§ **DATA SECTION**
━━━━━━━━━━━━━━━━━━━━

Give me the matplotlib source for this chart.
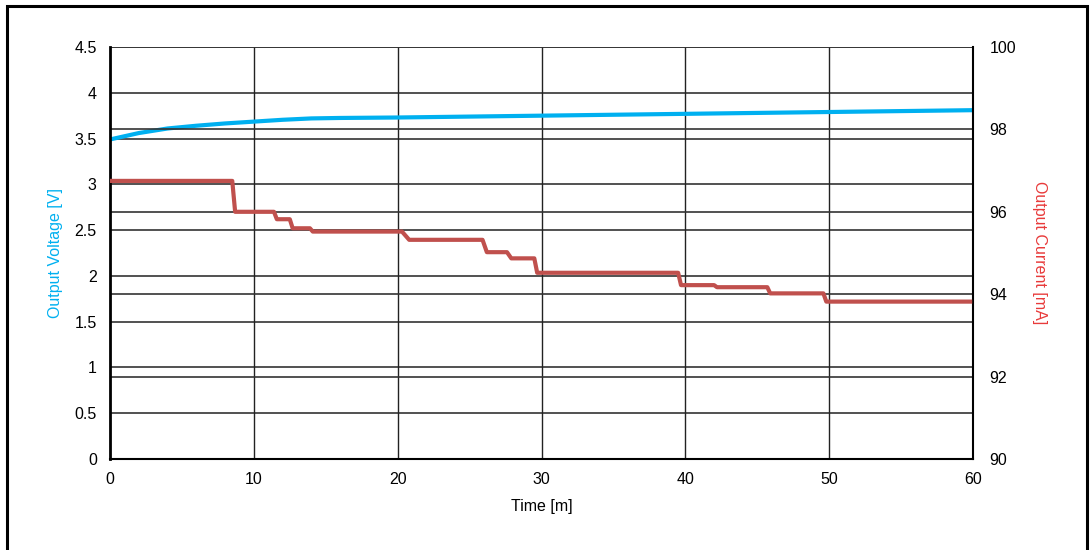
import numpy as np
import matplotlib
matplotlib.use("Agg")
import matplotlib.pyplot as plt
from matplotlib.patches import Rectangle

plt.rcParams['font.family'] = ['Liberation Sans', 'DejaVu Sans']

# output voltage (left axis)
volt_t = [0, 2, 4, 6, 8, 10, 12, 14, 16, 20, 30, 40, 50, 60]
volt_v = [3.49, 3.56, 3.61, 3.64, 3.665, 3.685, 3.705, 3.72, 3.725, 3.73, 3.75, 3.77, 3.79, 3.81]

# output current (right axis), stepped
cur_t = [0, 8.5, 8.7, 11.4, 11.6, 12.5, 12.7, 13.9, 14.1, 20.3, 20.8, 25.9, 26.2, 27.6, 27.9,
         29.5, 29.7, 39.5, 39.7, 42.0, 42.2, 45.7, 45.9, 49.6, 49.8, 59.8]
cur_i = [96.75, 96.75, 96.0, 96.0, 95.82, 95.82, 95.6, 95.6, 95.52, 95.52, 95.32, 95.32, 95.02,
         95.02, 94.87, 94.87, 94.52, 94.52, 94.22, 94.22, 94.17, 94.17, 94.02, 94.02, 93.82, 93.82]

fig = plt.figure(figsize=(10.92, 5.5), dpi=100)
ax = fig.add_axes([110/1092, 1-459/550, (973-110)/1092, (459-47)/550])
ax2 = ax.twinx()

# horizontal grid for both axes, vertical grid for time
for y in np.arange(0, 4.51, 0.5):
    ax.axhline(y, color='#333333', lw=1.2, zorder=1)
for y in np.arange(90, 100.1, 2):
    ax2.axhline(y, color='#333333', lw=1.2, zorder=1)
for x in range(10, 60, 10):
    ax.axvline(x, color='#222222', lw=1.0, zorder=1)

ax.plot(volt_t, volt_v, color='#00B0F0', lw=3, zorder=3, solid_capstyle='butt')
ax2.plot(cur_t, cur_i, color='#C0504D', lw=3, zorder=3)

ax.set_xlim(0, 60)
ax.set_ylim(0, 4.5)
ax2.set_ylim(90, 100)
ax.set_xticks(range(0, 61, 10))
ax.set_yticks(np.arange(0, 4.51, 0.5))
ax.set_yticklabels(['0', '0.5', '1', '1.5', '2', '2.5', '3', '3.5', '4', '4.5'])
ax2.set_yticks(range(90, 101, 2))

for a in (ax, ax2):
    a.tick_params(length=0, labelsize=11.5, colors='black')
    for s in a.spines.values():
        s.set_visible(False)
ax.tick_params(axis='x', pad=9)
ax.tick_params(axis='y', pad=9.5)
ax2.tick_params(axis='y', pad=12)

ax2.spines['left'].set_visible(True)
ax2.spines['left'].set_linewidth(2)
ax2.spines['bottom'].set_visible(True)
ax2.spines['bottom'].set_linewidth(1.5)
ax2.spines['right'].set_visible(True)
ax2.spines['right'].set_linewidth(1.5)

ax.set_xlabel('Time [m]', fontsize=11.5, labelpad=9)
ax.set_ylabel('Output Voltage [V]', fontsize=11.5, color='#00B0F0', labelpad=8)
ax2.set_ylabel('Output Current [mA]', fontsize=11.5, color='#E83A3A', rotation=270, labelpad=22)

# outer frame
fig.patches.append(Rectangle((7/1092, -0.05), 1080/1092, 1.05 - 6/550, transform=fig.transFigure,
                             fill=False, edgecolor='black', lw=2.2))

fig.savefig('out.png', dpi=100)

━━━━━━━━━━━━━━━━━━━━

Every line above should be returned word for word, with the pictures left behind.

Give me the matplotlib source for this chart.
import numpy as np
import matplotlib
matplotlib.use("Agg")
import matplotlib.pyplot as plt
from matplotlib.patches import Rectangle

plt.rcParams['font.family'] = ['Liberation Sans', 'DejaVu Sans']

# output voltage (left axis)
volt_t = [0, 2, 4, 6, 8, 10, 12, 14, 16, 20, 30, 40, 50, 60]
volt_v = [3.49, 3.56, 3.61, 3.64, 3.665, 3.685, 3.705, 3.72, 3.725, 3.73, 3.75, 3.77, 3.79, 3.81]

# output current (right axis), stepped
cur_t = [0, 8.5, 8.7, 11.4, 11.6, 12.5, 12.7, 13.9, 14.1, 20.3, 20.8, 25.9, 26.2, 27.6, 27.9,
         29.5, 29.7, 39.5, 39.7, 42.0, 42.2, 45.7, 45.9, 49.6, 49.8, 59.8]
cur_i = [96.75, 96.75, 96.0, 96.0, 95.82, 95.82, 95.6, 95.6, 95.52, 95.52, 95.32, 95.32, 95.02,
         95.02, 94.87, 94.87, 94.52, 94.52, 94.22, 94.22, 94.17, 94.17, 94.02, 94.02, 93.82, 93.82]

fig = plt.figure(figsize=(10.92, 5.5), dpi=100)
ax = fig.add_axes([110/1092, 1-459/550, (973-110)/1092, (459-47)/550])
ax2 = ax.twinx()

# horizontal grid for both axes, vertical grid for time
for y in np.arange(0, 4.51, 0.5):
    ax.axhline(y, color='#333333', lw=1.2, zorder=1)
for y in np.arange(90, 100.1, 2):
    ax2.axhline(y, color='#333333', lw=1.2, zorder=1)
for x in range(10, 60, 10):
    ax.axvline(x, color='#222222', lw=1.0, zorder=1)

ax.plot(volt_t, volt_v, color='#00B0F0', lw=3, zorder=3, solid_capstyle='butt')
ax2.plot(cur_t, cur_i, color='#C0504D', lw=3, zorder=3)

ax.set_xlim(0, 60)
ax.set_ylim(0, 4.5)
ax2.set_ylim(90, 100)
ax.set_xticks(range(0, 61, 10))
ax.set_yticks(np.arange(0, 4.51, 0.5))
ax.set_yticklabels(['0', '0.5', '1', '1.5', '2', '2.5', '3', '3.5', '4', '4.5'])
ax2.set_yticks(range(90, 101, 2))

for a in (ax, ax2):
    a.tick_params(length=0, labelsize=11.5, colors='black')
    for s in a.spines.values():
        s.set_visible(False)
ax.tick_params(axis='x', pad=9)
ax.tick_params(axis='y', pad=9.5)
ax2.tick_params(axis='y', pad=12)

ax2.spines['left'].set_visible(True)
ax2.spines['left'].set_linewidth(2)
ax2.spines['bottom'].set_visible(True)
ax2.spines['bottom'].set_linewidth(1.5)
ax2.spines['right'].set_visible(True)
ax2.spines['right'].set_linewidth(1.5)

ax.set_xlabel('Time [m]', fontsize=11.5, labelpad=9)
ax.set_ylabel('Output Voltage [V]', fontsize=11.5, color='#00B0F0', labelpad=8)
ax2.set_ylabel('Output Current [mA]', fontsize=11.5, color='#E83A3A', rotation=270, labelpad=22)

# outer frame
fig.patches.append(Rectangle((7/1092, -0.05), 1080/1092, 1.05 - 6/550, transform=fig.transFigure,
                             fill=False, edgecolor='black', lw=2.2))

fig.savefig('out.png', dpi=100)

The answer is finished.